Menurutnya, alasan pihak kepolisian yang hanya memperbolehkan pendampingan pengacara tersangka merujuk pada KUHAP, tidak serta-merta bisa dijadikan dasar untuk melarang keluarga korban melihat jalannya rekonstruksi.
“Dalam KUHAP memang disebutkan bahwa yang mendampingi tersangka adalah pengacara. Tapi untuk keluarga korban, tidak ada larangan menyaksikan. Kalau tidak ada larangan, maka sebenarnya polisi juga tidak berwenang melarang,” jelasnya.
Meski tidak bisa menyaksikan langsung, pengacara keluarga korban tetap menggali informasi dari hasil rekonstruksi. Ia memaparkan keterangan dan peragaan tersangka, motif pembunuhan Putri Apriyani didasari keputusasaan pelaku setelah menggunakan uang korban senilai Rp32 juta yang semula diperuntukkan gadai sawah.

“Dari rekonstruksi terungkap, sekitar pukul 03.00 dini hari pelaku bangun tidur dan baru terpikir untuk menghabisi korban. Alasannya karena uang sudah habis digunakan, bahkan ia juga sempat meminjam di koperasi Polri atas nama rekannya berinisial I sebesar Rp24 juta yang disebut-sebut untuk trading. Karena tidak ada jalan keluar, korban dibekap dengan bantal, lalu dicekik hingga meninggal sekitar pukul 05.04,” ungkap pengacara.
Setelah itu, tersangka sempat kembali ke Polres Indramayu dan mencoba gantung diri, namun gagal. Lalu kembali ke kosan, dan muncul niat untuk membakar korban dengan dalih ingin ikut mati terbakar.
Namun menurut pengakuannya, ia keluar dari kamar kos karena merasa kepanasan. Rekaman CCTV menunjukkan tersangka meninggalkan lokasi sekitar pukul 08.00 pagi sebelum akhirnya melarikan diri.
Toni RM menegaskan bahwa hasil rekonstruksi tersebut memperkuat adanya dugaan unsur perencanaan dalam kasus ini. Oleh sebab itu, ia meminta agar penyidik Polres Indramayu menerapkan pasal 340 KUHP tentang pembunuhan berencana, bukan hanya pasal 338 KUHP.

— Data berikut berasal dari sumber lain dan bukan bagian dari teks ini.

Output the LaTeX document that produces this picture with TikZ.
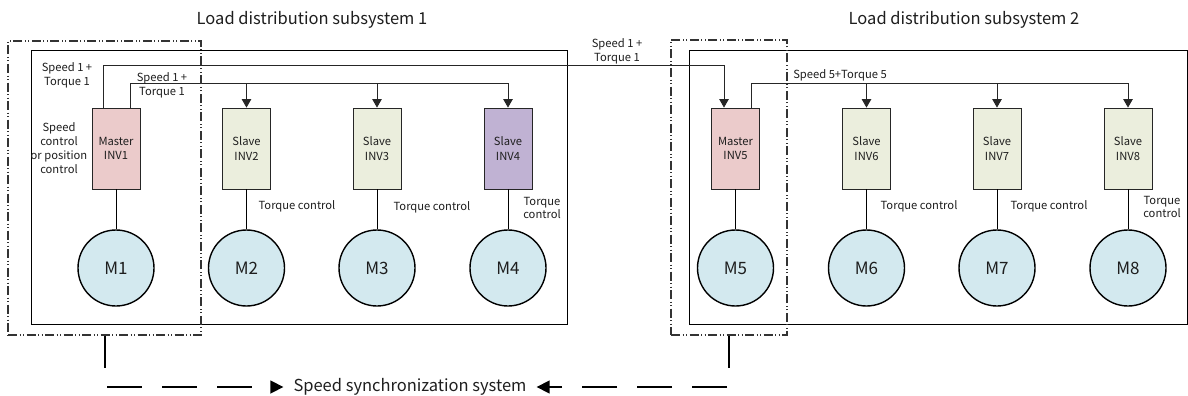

“Kalau hanya dikenakan pasal 338, ancamannya 15 tahun. Artinya, setelah dipotong remisi dan hak bebas bersyarat, pelaku bisa keluar dalam 8–9 tahun. Ini jelas tidak adil. Unsur perencanaan jelas terpenuhi, maka harusnya pasal 340 diterapkan, dengan ancaman maksimal hukuman mati,” tegasnya.
Pihak keluarga bersama tim kuasa hukum menyatakan akan terus mengawal kasus ini hingga ke pengadilan, agar hukuman yang dijatuhkan benar-benar setimpal dengan perbuatan pelaku.